77 Massachusetts Avenue
Cambridge, MA 02139
United States

 (617) 253-3529
 Nonprofit College or University
Abstract

Localizing low frequency noise sources in shallow water using a horizontal array is complicated by waveguide dispersion and maneuverability constraints. If the dispersive properties of the sound propagation channel are well known, waveguide effects can be used advantageously for the purpose of localizing sources without requiring a relative change in bearing to the target. Here we propose to investigate the feasibility of using optimal waveguide source localization (OWSL). In this approach, the approximate bearing of a source is first obtained using plane-wave beamforming. Sophisticated processing techniques exploiting broadband waveguide physics and waveguide invariant theory are then used to efficiently refine the bearing estimate and simultaneously estimate the range of the source.

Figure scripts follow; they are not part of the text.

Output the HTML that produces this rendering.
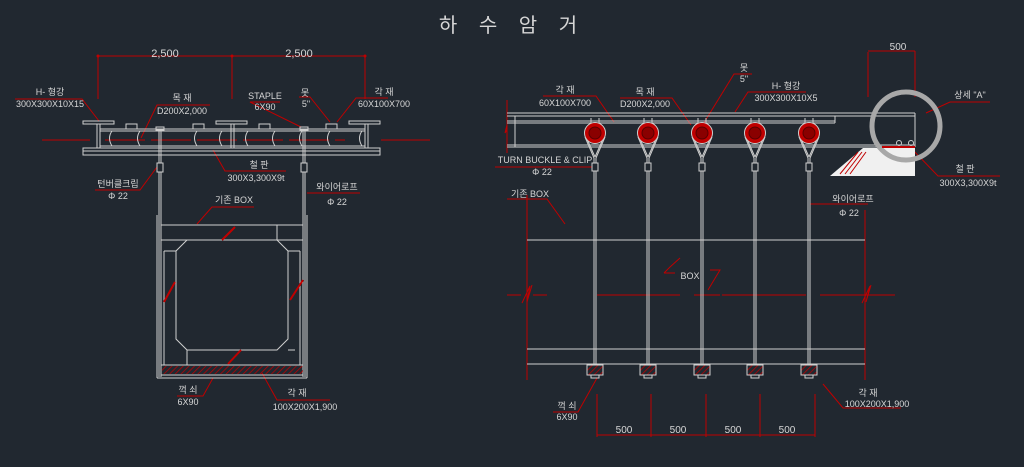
<!DOCTYPE html>
<html><head><meta charset="utf-8"><style>
html,body{margin:0;padding:0;background:#212830;}
svg{display:block}
text{font-family:"Liberation Sans","Noto Sans CJK KR",sans-serif;fill:#d6d6d6;font-size:9px}
</style></head><body>
<svg width="1024" height="467" viewBox="0 0 1024 467" xmlns="http://www.w3.org/2000/svg">
<rect width="1024" height="467" fill="#212830"/>
<text x="512" y="32" text-anchor="middle" letter-spacing="8" style="font-size:20px">하 수 암 거</text>

<!-- LEFT DRAWING -->
<g stroke="#c00000" stroke-width="1" fill="none">
<line x1="98" y1="56" x2="365" y2="56"/>
<line x1="98" y1="56" x2="98" y2="99"/><line x1="232" y1="56" x2="232" y2="99"/><line x1="365" y1="56" x2="365" y2="99"/>
<line x1="42" y1="140" x2="90" y2="140"/><line x1="105" y1="140" x2="345" y2="140" stroke-dasharray="40,6"/><line x1="381" y1="140" x2="430" y2="140"/>
<polyline points="15,99 82,99 99,121"/>
<polyline points="210,105 157,105 141,138"/>
<polyline points="280,102 250,102 301,127"/>
<polyline points="299,97 310,97 330,122"/>
<polyline points="388,98 356,98 337,122"/>
<polyline points="286,171 225,171 213,150"/>
<polyline points="95,190 140,190 157,167"/>
<polyline points="360,193 307,193"/>
<polyline points="254,207 212,207 197,224"/>
<polyline points="177,396 203,396 213,378"/>
<polyline points="330,400 277,400 262,373"/>
</g>
<g fill="#c00000"><circle cx="98" cy="56" r="1.5"/><circle cx="232" cy="56" r="1.5"/><circle cx="365" cy="56" r="1.5"/></g>
<g stroke="#cfcfcf" stroke-width="1" fill="none">
<rect x="83" y="121" width="31" height="3"/><rect x="216" y="121" width="31" height="3"/><rect x="349" y="121" width="31" height="3"/>
<line x1="97" y1="124" x2="97" y2="148"/><line x1="100" y1="124" x2="100" y2="148"/>
<line x1="231" y1="124" x2="231" y2="148"/><line x1="234" y1="124" x2="234" y2="148"/>
<line x1="365" y1="124" x2="365" y2="148"/><line x1="368" y1="124" x2="368" y2="148"/>
<line x1="100" y1="129" x2="365" y2="129"/><line x1="100" y1="131" x2="365" y2="131"/><line x1="100" y1="146" x2="365" y2="146"/>
<rect x="83" y="148" width="297" height="7"/><line x1="83" y1="151" x2="380" y2="151"/>
<rect x="126" y="124" width="11" height="5"/><rect x="193" y="124" width="11" height="5"/><rect x="259" y="124" width="11" height="5"/><rect x="326" y="124" width="11" height="5"/>
<rect x="156" y="127" width="8" height="3"/><rect x="300" y="127" width="8" height="3"/>
<path d="M112,131 q-5,7 0,15 M140,131 q-5,7 0,15 M197,131 q-5,7 0,15 M222,131 q-5,7 0,15 M248,131 q-5,7 0,15 M275,131 q-5,7 0,15 M302,131 q-5,7 0,15 M330,131 q-5,7 0,15 M362,131 q-5,7 0,15"/>
<line x1="159" y1="130" x2="159" y2="377"/><line x1="161" y1="130" x2="161" y2="377"/>
<line x1="303" y1="130" x2="303" y2="377"/><line x1="305" y1="130" x2="305" y2="377"/>
<rect x="157" y="163" width="6" height="9" fill="#212830"/><rect x="301" y="163" width="6" height="9" fill="#212830"/>
<line x1="157" y1="215" x2="157" y2="378"/><line x1="307" y1="215" x2="307" y2="378"/><line x1="157" y1="378" x2="307" y2="378"/>
<line x1="161" y1="225" x2="303" y2="225"/>
<line x1="161" y1="240" x2="303" y2="240"/><line x1="277" y1="225" x2="277" y2="240"/>
<line x1="164" y1="251" x2="164" y2="365"/><line x1="164" y1="251" x2="176" y2="251"/>
<line x1="300" y1="251" x2="300" y2="365"/><line x1="288" y1="251" x2="300" y2="251"/>
<polygon points="187,240 277,240 288,251 288,339 277,350 187,350 176,339 176,251"/>
<line x1="187" y1="350" x2="187" y2="365"/><line x1="288" y1="350" x2="295" y2="350"/>
<line x1="161" y1="365" x2="303" y2="365"/><line x1="161" y1="375" x2="303" y2="375"/>
</g>
<defs><pattern id="h" width="4" height="4" patternUnits="userSpaceOnUse" patternTransform="rotate(45)"><line x1="0" y1="0" x2="0" y2="4" stroke="#c00000" stroke-width="1.5"/></pattern></defs>
<rect x="162" y="366" width="141" height="8" fill="url(#h)"/>
<g stroke="#c00000" stroke-width="2"><line x1="222" y1="240" x2="235" y2="227"/><line x1="164" y1="302" x2="175" y2="282"/><line x1="290" y1="300" x2="303" y2="280"/><line x1="228" y1="364" x2="241" y2="350"/></g>
<text x="165" y="57" text-anchor="middle" style="font-size:11px">2,500</text>
<text x="299" y="57" text-anchor="middle" style="font-size:11px">2,500</text>
<text x="50" y="95" text-anchor="middle">H- 형강</text><text x="50" y="107" text-anchor="middle">300X300X10X15</text>
<text x="182" y="101" text-anchor="middle">목 재</text><text x="182" y="114" text-anchor="middle">D200X2,000</text>
<text x="265" y="99" text-anchor="middle">STAPLE</text><text x="265" y="110" text-anchor="middle">6X90</text>
<text x="305" y="96" text-anchor="middle">못</text><text x="306" y="107" text-anchor="middle">5"</text>
<text x="384" y="95" text-anchor="middle">각 재</text><text x="384" y="107" text-anchor="middle">60X100X700</text>
<text x="259" y="168" text-anchor="middle">철 판</text><text x="256" y="181" text-anchor="middle">300X3,300X9t</text>
<text x="118" y="187" text-anchor="middle">턴버클크립</text><text x="118" y="199" text-anchor="middle">Φ 22</text>
<text x="337" y="190" text-anchor="middle">와이어로프</text><text x="337" y="205" text-anchor="middle">Φ 22</text>
<text x="234" y="203" text-anchor="middle">기존 BOX</text>
<text x="188" y="393" text-anchor="middle">꺽 쇠</text><text x="188" y="405" text-anchor="middle">6X90</text>
<text x="297" y="396" text-anchor="middle">각 재</text><text x="305" y="410" text-anchor="middle">100X200X1,900</text>

<!-- RIGHT DRAWING -->
<g stroke="#c00000" stroke-width="1" fill="none">
<line x1="868" y1="52" x2="868" y2="97"/><line x1="915" y1="51" x2="915" y2="97"/><line x1="868" y1="51" x2="915" y2="51"/>
<line x1="507" y1="100" x2="507" y2="153"/><polyline points="507,125 505,133 507,130"/>
<line x1="507" y1="295" x2="555" y2="295" stroke-dasharray="14,12"/><line x1="597" y1="295" x2="680" y2="295"/><line x1="694" y1="295" x2="720" y2="295"/><line x1="722" y1="295" x2="806" y2="295"/><line x1="820" y1="295" x2="895" y2="295"/>
<polyline points="522,303 530,286 527,302 532,285"/><polyline points="862,303 870,286 866,302 871,285"/>
<line x1="527" y1="195" x2="527" y2="380"/><line x1="865" y1="210" x2="865" y2="380"/>
<polyline points="664,273 670,267 680,258"/><line x1="664" y1="273" x2="675" y2="273"/>
<polyline points="710,270 720,270 708,290"/>
<polyline points="543,96 596,96 614,122"/>
<polyline points="620,98 672,98 691,125"/>
<polyline points="752,74 734,74 702,126"/>
<polyline points="806,92 748,92 735,112"/>
<polyline points="990,102 950,102 926,113"/>
<polyline points="1000,176 938,176 910,147"/>
<polyline points="495,167 592,167"/>
<polyline points="507,199 547,199 565,224"/>
<polyline points="868,204 810,204"/>
<polyline points="553,412 578,412 597,378"/>
<polyline points="901,408 843,408 823,384"/>
<line x1="597" y1="394" x2="597" y2="437"/><line x1="651" y1="394" x2="651" y2="437"/><line x1="706" y1="394" x2="706" y2="437"/><line x1="760" y1="394" x2="760" y2="437"/><line x1="815" y1="394" x2="815" y2="437"/>
<line x1="597" y1="435" x2="815" y2="435"/>
</g>
<polygon points="830,176 863,148 915,148 915,176" fill="#f0f0f0"/>
<g stroke="#c00000" stroke-width="1"><line x1="840" y1="174" x2="858" y2="152"/><line x1="845" y1="174" x2="862" y2="152"/><line x1="850" y1="174" x2="866" y2="152"/></g>
<g stroke="#cfcfcf" stroke-width="1" fill="none">
<line x1="507" y1="113" x2="915" y2="113"/><line x1="507" y1="116" x2="915" y2="116"/>
<line x1="507" y1="121" x2="835" y2="121"/><line x1="507" y1="123" x2="835" y2="123"/><line x1="835" y1="116" x2="835" y2="123"/>
<line x1="507" y1="145" x2="915" y2="145"/><line x1="507" y1="147" x2="915" y2="147"/>
<line x1="515" y1="116" x2="515" y2="147"/><line x1="915" y1="113" x2="915" y2="147"/>
<line x1="527" y1="240" x2="865" y2="240"/><line x1="527" y1="349" x2="865" y2="349"/><line x1="527" y1="364" x2="865" y2="364"/>
</g>
<g id="eyes">
<g transform="translate(595,0)">
<g stroke="#cfcfcf" fill="none">
<line x1="-10" y1="137" x2="-1" y2="158"/><line x1="10" y1="137" x2="1" y2="158"/>
<line x1="-8" y1="139" x2="0" y2="157"/><line x1="8" y1="139" x2="0" y2="157"/>
<line x1="-1" y1="158" x2="-1" y2="163"/><line x1="1" y1="158" x2="1" y2="163"/>
</g>
<circle cx="0" cy="133" r="10.5" fill="#c00000" stroke="#cfcfcf"/><circle cx="0" cy="133" r="6" fill="#8a0000" stroke="#5a0000"/>
<line x1="-4" y1="123" x2="-4" y2="118" stroke="#cfcfcf"/><line x1="4" y1="123" x2="4" y2="118" stroke="#cfcfcf"/>
<rect x="-3" y="163" width="6" height="8" fill="none" stroke="#cfcfcf"/>
<line x1="-1" y1="171" x2="-1" y2="365" stroke="#cfcfcf"/><line x1="1" y1="171" x2="1" y2="365" stroke="#cfcfcf"/>
<rect x="-8" y="365" width="16" height="10" fill="url(#h)" stroke="#cfcfcf"/><rect x="-4" y="375" width="8" height="3" fill="none" stroke="#cfcfcf"/>
</g></g>
<use href="#eyes" x="53"/><use href="#eyes" x="107"/><use href="#eyes" x="160"/><use href="#eyes" x="214"/>
<circle cx="906" cy="126" r="34" fill="none" stroke="#a8a8a8" stroke-width="5"/>
<g fill="none" stroke="#cfcfcf"><circle cx="899" cy="143" r="2.5"/><circle cx="911" cy="143" r="2.5"/></g>
<line x1="882" y1="147" x2="915" y2="147" stroke="#c00000" stroke-width="2"/>
<text x="898" y="50" text-anchor="middle" style="font-size:10px">500</text>
<text x="970" y="98" text-anchor="middle">상세 "A"</text>
<text x="965" y="172" text-anchor="middle">철 판</text><text x="968" y="186" text-anchor="middle">300X3,300X9t</text>
<text x="565" y="93" text-anchor="middle">각 재</text><text x="565" y="106" text-anchor="middle">60X100X700</text>
<text x="645" y="95" text-anchor="middle">목 재</text><text x="645" y="107" text-anchor="middle">D200X2,000</text>
<text x="744" y="71" text-anchor="middle">못</text><text x="744" y="82" text-anchor="middle">5"</text>
<text x="786" y="89" text-anchor="middle">H- 형강</text><text x="786" y="101" text-anchor="middle">300X300X10X5</text>
<text x="545" y="163" text-anchor="middle">TURN BUCKLE &amp; CLIP</text><text x="542" y="175" text-anchor="middle">Φ 22</text>
<text x="530" y="197" text-anchor="middle">기존 BOX</text>
<text x="853" y="202" text-anchor="middle">와이어로프</text><text x="849" y="216" text-anchor="middle">Φ 22</text>
<text x="690" y="279" text-anchor="middle">BOX</text>
<text x="567" y="409" text-anchor="middle">꺽 쇠</text><text x="567" y="420" text-anchor="middle">6X90</text>
<text x="868" y="396" text-anchor="middle">각 재</text><text x="877" y="407" text-anchor="middle">100X200X1,900</text>
<text x="624" y="433" text-anchor="middle" style="font-size:10px">500</text>
<text x="678" y="433" text-anchor="middle" style="font-size:10px">500</text>
<text x="733" y="433" text-anchor="middle" style="font-size:10px">500</text>
<text x="787" y="433" text-anchor="middle" style="font-size:10px">500</text>
</svg>
</body></html>
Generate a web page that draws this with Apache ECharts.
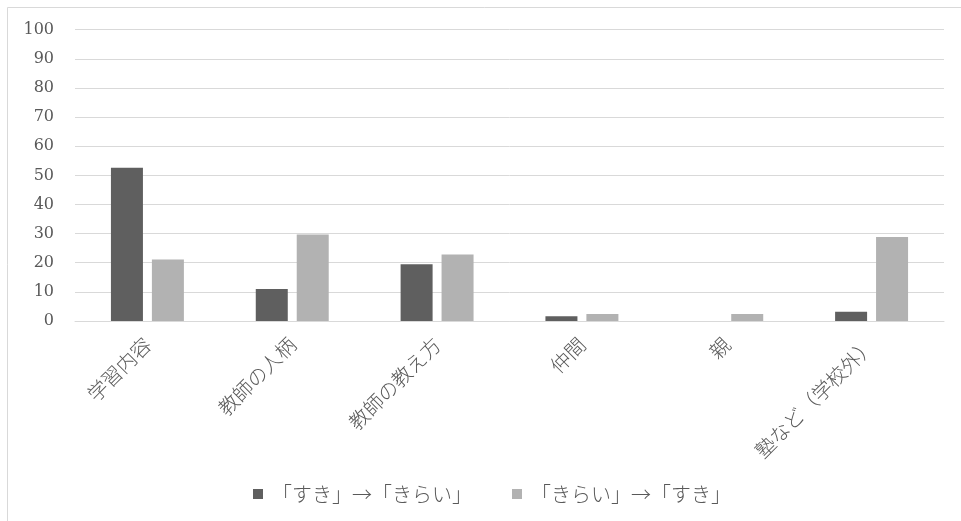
<!DOCTYPE html>
<html>
<head>
<meta charset="utf-8">
<script src="https://cdn.jsdelivr.net/npm/echarts@6/dist/echarts.min.js"></script>
<style>
  html, body { margin: 0; padding: 0; background: #ffffff; }
  #chart { width: 961px; height: 521px; }
</style>
</head>
<body>
<div id="chart"></div>
<script>
// Reasons for change in liking (percent)
const categories = ['学習内容', '教師の人柄', '教師の教え方', '仲間', '親', '塾など（学校外）'];
const seriesNames = ['「すき」→「きらい」', '「きらい」→「すき」'];
const likeToDislike = [52.6, 11.0, 19.5, 1.6, 0, 3.2];
const dislikeToLike = [21.1, 29.7, 22.8, 2.4, 2.4, 28.8];
const yTicks = [0, 10, 20, 30, 40, 50, 60, 70, 80, 90, 100];

const textColor = '#595959';
const lineColor = '#d9d9d9';
const jpFont = '"Noto Sans CJK JP", sans-serif';

const chart = echarts.init(document.getElementById('chart'), null, { renderer: 'canvas' });
chart.setOption({
  animation: false,
  backgroundColor: '#ffffff',
  graphic: [{
    type: 'rect',
    shape: { x: 7.5, y: 7.5, width: 970, height: 530 },
    style: { fill: 'none', stroke: lineColor, lineWidth: 1 },
    silent: true
  }],
  grid: { left: 75, right: 17, top: 29.7, bottom: 200, containLabel: false },
  legend: {
    left: 253,
    top: 484,
    padding: 0,
    itemWidth: 10,
    itemHeight: 10,
    itemGap: 40,
    icon: 'rect',
    textStyle: { color: textColor, fontSize: 20, fontWeight: 300, fontFamily: jpFont, padding: [0, 0, 0, 4] },
    data: seriesNames
  },
  xAxis: {
    type: 'category',
    data: categories,
    axisLine: { lineStyle: { color: lineColor, width: 1 } },
    axisTick: { show: false },
    axisLabel: {
      rotate: 45,
      margin: 20,
      interval: 0,
      color: textColor,
      fontSize: 20,
      fontWeight: 300,
      fontFamily: jpFont
    }
  },
  yAxis: {
    type: 'value',
    min: yTicks[0],
    max: yTicks[yTicks.length - 1],
    interval: yTicks[1] - yTicks[0],
    axisLine: { show: false },
    axisTick: { show: false },
    splitLine: { lineStyle: { color: lineColor, width: 1 } },
    axisLabel: {
      margin: 21,
      color: textColor,
      fontSize: 16,
      fontFamily: '"DejaVu Serif", serif'
    }
  },
  series: [
    {
      name: seriesNames[0],
      type: 'bar',
      data: likeToDislike,
      barWidth: 32,
      barGap: '28%',
      itemStyle: { color: '#5f5f5f' }
    },
    {
      name: seriesNames[1],
      type: 'bar',
      data: dislikeToLike,
      barWidth: 32,
      barGap: '28%',
      itemStyle: { color: '#b2b2b2' }
    }
  ]
});
</script>
</body>
</html>
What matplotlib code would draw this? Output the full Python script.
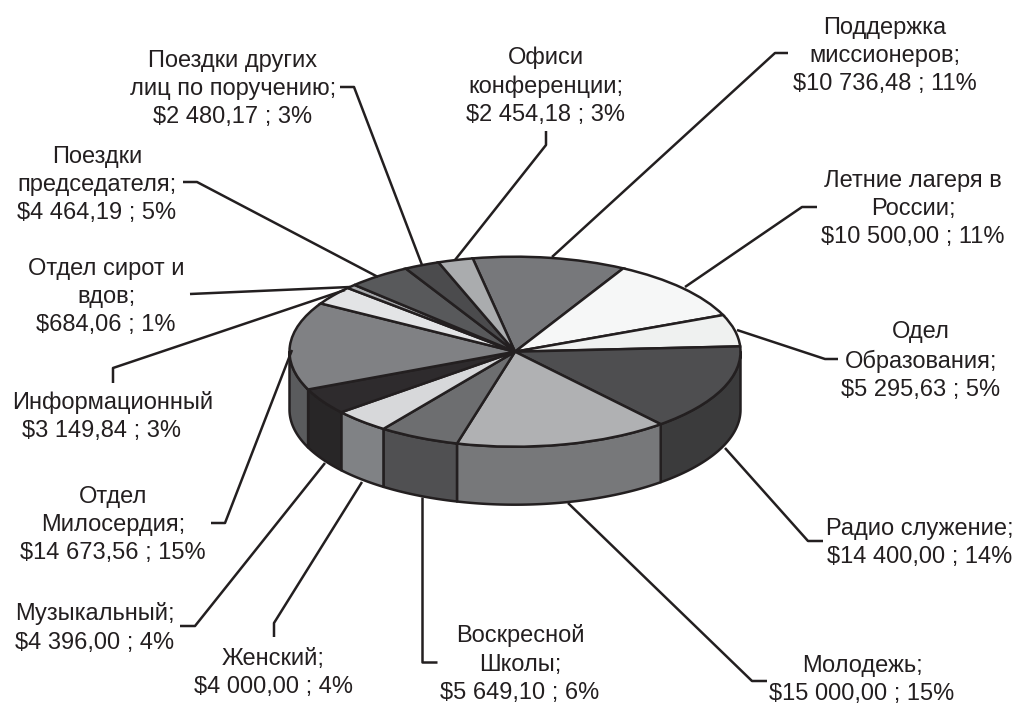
import matplotlib
matplotlib.use('Agg')
import matplotlib.pyplot as plt
import numpy as np

plt.rcParams['font.family'] = ['Liberation Sans', 'DejaVu Sans']

# slices clockwise, starting from the top
values = [10736.48, 10500.00, 5295.63, 14400.00, 15000.00, 5649.10, 4000.00,
          4396.00, 14673.56, 3149.84, 684.06, 4464.19, 2480.17, 2454.18]
top_colors = ['#77787b', '#f6f7f7', '#eff1f0', '#4e4e50', '#b0b1b3', '#6d6e70', '#d7d8da',
              '#2e2b2d', '#808184', '#e3e4e6', '#a7a9ac', '#58595b', '#4b4b4d', '#aaacae']
side_colors = ['#77787b', '#f6f7f7', '#eff1f0', '#3b3b3c', '#77787a', '#505052', '#808285',
               '#282627', '#5a5b5d', '#e3e4e6', '#a7a9ac', '#58595b', '#4b4b4d', '#aaacae']
labels = ['Поддержка\nмиссионеров;\n$10 736,48 ; 11%',
          'Летние лагеря в\nРоссии;\n$10 500,00 ; 11%',
          'Одел\nОбразования;\n$5 295,63 ; 5%',
          'Радио служение;\n$14 400,00 ; 14%',
          'Молодежь;\n$15 000,00 ; 15%',
          'Воскресной\nШколы;\n$5 649,10 ; 6%',
          'Женский;\n$4 000,00 ; 4%',
          'Музыкальный;\n$4 396,00 ; 4%',
          'Отдел\nМилосердия;\n$14 673,56 ; 15%',
          'Информационный',
          'Отдел сирот и\nвдов;\n$684,06 ; 1%',
          'Поездки\nпредседателя;\n$4 464,19 ; 5%',
          'Поездки других\nлиц по поручению;\n$2 480,17 ; 3%',
          'Офиси\nконференции;\n$2 454,18 ; 3%']

# layout in pixels of the picture
W, H = 1017, 705
cx, cy, rx, ry, depth = 515, 351.7, 225.5, 95, 58
start = -10.8
label_pos = [(885, 56), (913, 209), (921, 361), (920, 543), (862, 680), (520, 664), (273, 673),
             (95, 628), (113, 525), (113, 403), (106, 297), (97, 185), (233, 89), (546, 86)]
leaders = [[(788, 53), (775, 53), (552, 257)],
           [(817, 207), (802, 207), (685, 287)],
           [(737, 330), (825, 359), (838, 359)],
           [(725, 448), (808, 541), (823, 541)],
           [(568, 503), (752, 681), (767, 681)],
           [(422, 497), (422, 662), (437, 662)],
           [(362, 482), (274, 623), (274, 637)],
           [(325, 463), (195, 626), (180, 626)],
           [(292, 350), (225, 523), (211, 523)],
           [(345, 290), (113, 368), (113, 383)],
           [(350, 287), (190, 294)],
           [(378, 277), (197, 182), (183, 182)],
           [(422, 265), (354, 87), (340, 87)],
           [(455, 260), (546, 145), (546, 131)]]

ink = '#231f20'
line_w = 1.8
font_size = 17

fig = plt.figure(figsize=(W / 100, H / 100), dpi=100)

# pie axes: one data unit is one ellipse radius
ax = fig.add_axes([0, 0, 1, 1])
ax.pie(values, colors=top_colors, startangle=90 - start, counterclock=False, radius=1,
       wedgeprops={'edgecolor': ink, 'linewidth': line_w, 'zorder': 3})
ax.set_aspect('auto')
ax.set_xlim(-cx / rx, (W - cx) / rx)
ax.set_ylim((cy - H) / ry, cy / ry)

# side wall, only the front half (90..270 deg clockwise from the top) shows
edges = start + np.cumsum([0] + values) / sum(values) * 360
for a0, a1, col in zip(edges[:-1], edges[1:], side_colors):
    lo, hi = max(a0, 90), min(a1, 270)
    if lo >= hi:
        continue
    t = np.radians(np.linspace(lo, hi, 60))
    x = np.sin(t)
    y = np.cos(t)
    ax.fill(np.r_[x, x[::-1]], np.r_[y, y[::-1] - depth / ry], facecolor=col, edgecolor=ink,
            linewidth=line_w, joinstyle='round', zorder=2)

# labels and leader lines in pixel coordinates
ax2 = fig.add_axes([0, 0, 1, 1])
ax2.set_xlim(0, W)
ax2.set_ylim(H, 0)
ax2.axis('off')
ax2.patch.set_alpha(0)

for path in leaders:
    px, py = zip(*path)
    ax2.plot(px, py, color=ink, lw=line_w, solid_capstyle='butt', solid_joinstyle='round')

for text, (x, y) in zip(labels, label_pos):
    ax2.text(x, y, text, ha='center', va='center', fontsize=font_size, color=ink,
             linespacing=1.37, multialignment='center')
ax2.text(102, 431, '$3 149,84 ; 3%', ha='center', va='center', fontsize=font_size, color=ink)

fig.savefig('out.png', dpi=100)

Our Phase I effort will include development of a high fidelity system simulation to determine the expected performance of OWSL for representative scenarios assuming expected uncertainties in both the important environmental (e.g., sound speed) and system (e.g., noise levels and sensor locations) parameters. Utilizing a new statistical methodology, we will determine measurement system requirements, such as synthetic array aperture length and measurement sample size, necessary to attain desired design accuracy. A detailed evaluation and demonstration process required for Fleet implementation will also be developed.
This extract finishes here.